## ENTRIES SUPPLIED
######
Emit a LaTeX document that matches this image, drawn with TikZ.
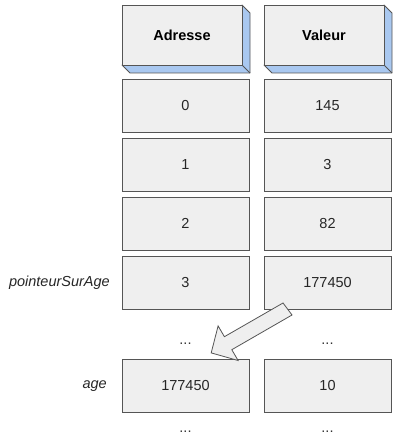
\documentclass[tikz,border=0pt]{standalone}
\usepackage{fontspec}
\setmainfont{Liberation Sans}
\definecolor{cellfill}{HTML}{EFEFEF}
\definecolor{cellline}{HTML}{555555}
\definecolor{depthblue}{HTML}{A9C8F0}
\begin{document}
\begin{tikzpicture}[x=1pt,y=-1pt,
  cell/.style={draw=cellline,fill=cellfill,line width=0.8pt,minimum width=127pt,minimum height=53pt,inner sep=0pt,font=\fontsize{14.5}{17}\selectfont,text=black!85},
  front/.style={draw=cellline,fill=cellfill,line width=0.8pt,minimum width=120pt,minimum height=60pt,inner sep=0pt,font=\bfseries\fontsize{14.5}{17}\selectfont},
  lbl/.style={anchor=east,inner sep=0pt,font=\itshape\fontsize{14.5}{17}\selectfont,text=black!85},
  dots/.style={anchor=base,inner sep=0pt,font=\fontsize{14.5}{17}\selectfont,text=black!80}]
\useasboundingbox (0,0) rectangle (397,435);
% headers (3D)
\foreach \x/\n/\t in {122/hA/Adresse,264/hV/Valeur}{
  \fill[depthblue,draw=cellline,line width=0.8pt,line join=round]
    (\x+120,5) -- (\x+128,13) -- (\x+128,73) -- (\x+8,73) -- (\x,65) -- (\x+120,65) -- cycle;
  \draw[cellline,line width=0.8pt] (\x+120,65) -- (\x+128,73);
  \node[front] (\n) at (\x+60,35) {\t};
}
% rows
\node[cell] (a0) at (185.5,105.5) {0};
\node[cell] (v0) at (327.5,105.5) {145};
\node[cell] (a1) at (185.5,164.5) {1};
\node[cell] (v1) at (327.5,164.5) {3};
\node[cell] (a2) at (185.5,223.5) {2};
\node[cell] (v2) at (327.5,223.5) {82};
\node[cell] (a3) at (185.5,283) {3};
\node[cell] (v3) at (327.5,283) {177450};
\node[cell] (a4) at (185.5,386) {177450};
\node[cell] (v4) at (327.5,386) {10};
% dots
\node[dots] (d1) at (185.5,344) {...};
\node[dots] (d2) at (327.5,344) {...};
\node[dots] (d3) at (185.5,432) {...};
\node[dots] (d4) at (327.5,432) {...};
% labels
\node[lbl] (lp) at (110,283) {pointeurSurAge};
\node[lbl] (la) at (107,386) {age};
% block arrow
\draw[cellline,fill=cellfill,line width=0.8pt,line join=miter]
  (283,303) -- (224.4,336.7) -- (218.1,325.9) -- (211.2,352.9) -- (238.1,360.5) -- (231.8,349.7) -- (292,315) -- cycle;
\end{tikzpicture}
\end{document}
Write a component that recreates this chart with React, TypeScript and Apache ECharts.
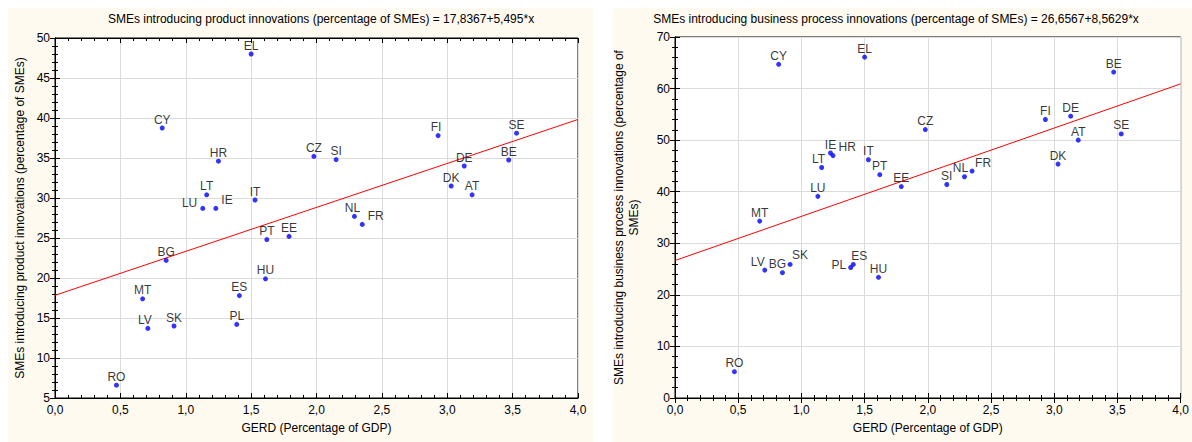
import React, { useEffect, useRef } from "react";
import * as echarts from "echarts";

const COUNTRIES = ["AT", "BE", "BG", "CY", "CZ", "DE", "DK", "EE", "EL", "ES", "FI", "FR", "HR", "HU", "IE", "IT", "LT", "LU", "LV", "MT", "NL", "PL", "PT", "RO", "SE", "SI", "SK"];
const GERD = [3.19, 3.47, 0.85, 0.82, 1.98, 3.13, 3.03, 1.79, 1.5, 1.41, 2.93, 2.35, 1.25, 1.61, 1.23, 1.53, 1.16, 1.13, 0.71, 0.67, 2.29, 1.39, 1.62, 0.47, 3.53, 2.15, 0.91];
const PRODUCT = [30.4, 34.75, 22.2, 38.75, 35.2, 34.0, 31.5, 25.2, 48.0, 17.8, 37.8, 26.7, 34.6, 19.9, 28.7, 29.75, 30.4, 28.7, 13.7, 17.4, 27.7, 14.2, 24.8, 6.6, 38.1, 34.8, 14.0];
const PROCESS = [50.0, 63.2, 24.3, 64.7, 52.05, 54.65, 45.35, 41.0, 66.1, 25.9, 54.0, 44.0, 47.0, 23.4, 47.5, 46.2, 44.7, 39.1, 24.8, 34.3, 42.9, 25.3, 43.3, 5.1, 51.2, 41.4, 25.9];

const PRODUCT_FIT = { intercept: 17.8367, slope: 5.495 };
const PROCESS_FIT = { intercept: 26.6567, slope: 8.5629 };

const X_RANGE = [0, 4];

const TITLE_LEFT = "SMEs introducing product innovations (percentage of SMEs) = 17,8367+5,495*x";
const TITLE_RIGHT = "SMEs introducing business process innovations (percentage of SMEs) = 26,6567+8,5629*x";
const X_NAME = "GERD (Percentage of GDP)";
const Y_NAME_LEFT = "SMEs introducing product innovations (percentage of SMEs)";
const Y_NAME_RIGHT = "SMEs introducing business process innovations (percentage of\nSMEs)";

const FONT = "'Liberation Sans', Arial, sans-serif";

const LEFT_LABELS: Record<string, any> = {
  LU: { position: "left", offset: [0, -5], distance: 3 },
  IE: { position: "right", offset: [0, -8], distance: 3 },
  FR: { position: "right", offset: [0, -8], distance: 3 },
  LV: { offset: [-3, 0] },
  NL: { offset: [-2, 0] },
  FI: { offset: [-2, 0] },
};
const RIGHT_LABELS: Record<string, any> = {
  HR: { position: "right", offset: [0, -9], distance: 3 },
  PL: { position: "left", offset: [0, -3], distance: 2 },
  LV: { offset: [-7, 0] },
  SK: { offset: [10, -1] },
  ES: { offset: [6, 0] },
  FR: { offset: [11, 0] },
  NL: { offset: [-4, 0] },
  LT: { offset: [-3, 0] },
  BG: { offset: [-5, 0] },
};

function buildPoints(values: number[], labels: Record<string, any>) {
  return COUNTRIES.map((c, i) => {
    const item: any = { name: c, value: [GERD[i], values[i]] };
    if (labels[c]) item.label = labels[c];
    return item;
  });
}

function fitLine(fit: { intercept: number; slope: number }) {
  return X_RANGE.map((x) => [x, fit.intercept + fit.slope * x]);
}

const fmtX = (v: number) => v.toFixed(1).replace(".", ",");

function xAxes(gridIndex: number) {
  const common = {
    gridIndex,
    type: "value",
    min: 0,
    max: 4,
    interval: 0.5,
    axisLine: { show: true, lineStyle: { color: "#000", width: 1 } },
    axisTick: { show: true, inside: true, length: 5, lineStyle: { color: "#000" } },
    minorTick: { show: true, splitNumber: 5, length: 3, lineStyle: { color: "#000" } },
  };
  return [
    {
      ...common,
      position: "bottom",
      name: X_NAME,
      nameLocation: "middle",
      nameGap: 24,
      nameTextStyle: { color: "#000", fontSize: 12, fontFamily: FONT },
      axisLabel: { color: "#000", fontSize: 12, fontFamily: FONT, margin: 6, formatter: fmtX },
      splitLine: { show: true, lineStyle: { color: "#dcdcdc", width: 1 } },
    },
    {
      ...common,
      position: "top",
      axisLabel: { show: false },
      splitLine: { show: false },
    },
  ];
}

function yAxes(gridIndex: number, min: number, max: number, interval: number, name: string, nameGap: number) {
  const common = {
    gridIndex,
    type: "value",
    min,
    max,
    interval,
    axisLine: { show: true, lineStyle: { color: "#000", width: 1 } },
    axisTick: { show: true, inside: true, length: 5, lineStyle: { color: "#000" } },
    minorTick: { show: true, splitNumber: 5, length: 3, lineStyle: { color: "#000" } },
  };
  return [
    {
      ...common,
      position: "left",
      name,
      nameLocation: "middle",
      nameGap,
      nameTextStyle: { color: "#000", fontSize: 12, fontFamily: FONT, lineHeight: 15 },
      axisLabel: { color: "#000", fontSize: 12, fontFamily: FONT, margin: 5 },
      splitLine: { show: true, lineStyle: { color: "#dcdcdc", width: 1 } },
    },
    {
      ...common,
      position: "right",
      axisLabel: { show: false },
      splitLine: { show: false },
    },
  ];
}

const pointSeries = (idx: number, values: number[], labels: Record<string, any>) => ({
  type: "scatter",
  xAxisIndex: idx * 2,
  yAxisIndex: idx * 2,
  symbol: "circle",
  symbolSize: 5,
  itemStyle: { color: "#0000ff" },
  label: {
    show: true,
    position: "top",
    distance: 0,
    formatter: "{b}",
    color: "#000",
    fontSize: 12,
    fontFamily: FONT,
  },
  data: buildPoints(values, labels),
  z: 3,
});

const lineSeries = (idx: number, fit: { intercept: number; slope: number }) => ({
  type: "line",
  xAxisIndex: idx * 2,
  yAxisIndex: idx * 2,
  showSymbol: false,
  symbol: "none",
  lineStyle: { color: "#ff0000", width: 1 },
  data: fitLine(fit),
  z: 2,
  silent: true,
});

export default function App() {
  const ref = useRef<HTMLDivElement>(null);
  useEffect(() => {
    document.body.style.margin = "0";
    const chart = echarts.init(ref.current!, null, { renderer: "svg" });
    chart.setOption({
      animation: false,
      backgroundColor: "#ffffff",
      textStyle: { fontFamily: FONT },
      graphic: [
        { type: "rect", z: -100, silent: true, shape: { x: 8, y: 8, width: 585, height: 434 }, style: { fill: "#fffaf0" } },
        { type: "rect", z: -100, silent: true, shape: { x: 613, y: 8, width: 579, height: 434 }, style: { fill: "#fffaf0" } },
      ],
      title: [
        { text: TITLE_LEFT, left: 316, top: 8, textAlign: "center", textStyle: { fontSize: 12, fontWeight: "normal", color: "#000", fontFamily: FONT } },
        { text: TITLE_RIGHT, left: 891, top: 8, textAlign: "center", textStyle: { fontSize: 12, fontWeight: "normal", color: "#000", fontFamily: FONT } },
      ],
      grid: [
        { left: 55, top: 38, width: 523, height: 360, show: true, backgroundColor: "#ffffff", borderColor: "#000", borderWidth: 1 },
        { left: 675, top: 37, width: 509, height: 361, show: true, backgroundColor: "#ffffff", borderColor: "#000", borderWidth: 1 },
      ],
      xAxis: [...xAxes(0), ...xAxes(1)],
      yAxis: [...yAxes(0, 5, 50, 5, Y_NAME_LEFT, 28), ...yAxes(1, 0, 70, 10, Y_NAME_RIGHT, 34)],
      series: [
        lineSeries(0, PRODUCT_FIT),
        pointSeries(0, PRODUCT, LEFT_LABELS),
        lineSeries(1, PROCESS_FIT),
        pointSeries(1, PROCESS, RIGHT_LABELS),
      ],
    });
    return () => chart.dispose();
  }, []);
  return <div ref={ref} style={{ width: 1192, height: 442 }} />;
}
######
## WORK TO COMPLETE
Leave out every line without the string "that" and copy the rest.

## FULL RESPONSE
Emit a LaTeX document that matches this image, drawn with TikZ.
Write a component that recreates this chart with React, TypeScript and Apache ECharts.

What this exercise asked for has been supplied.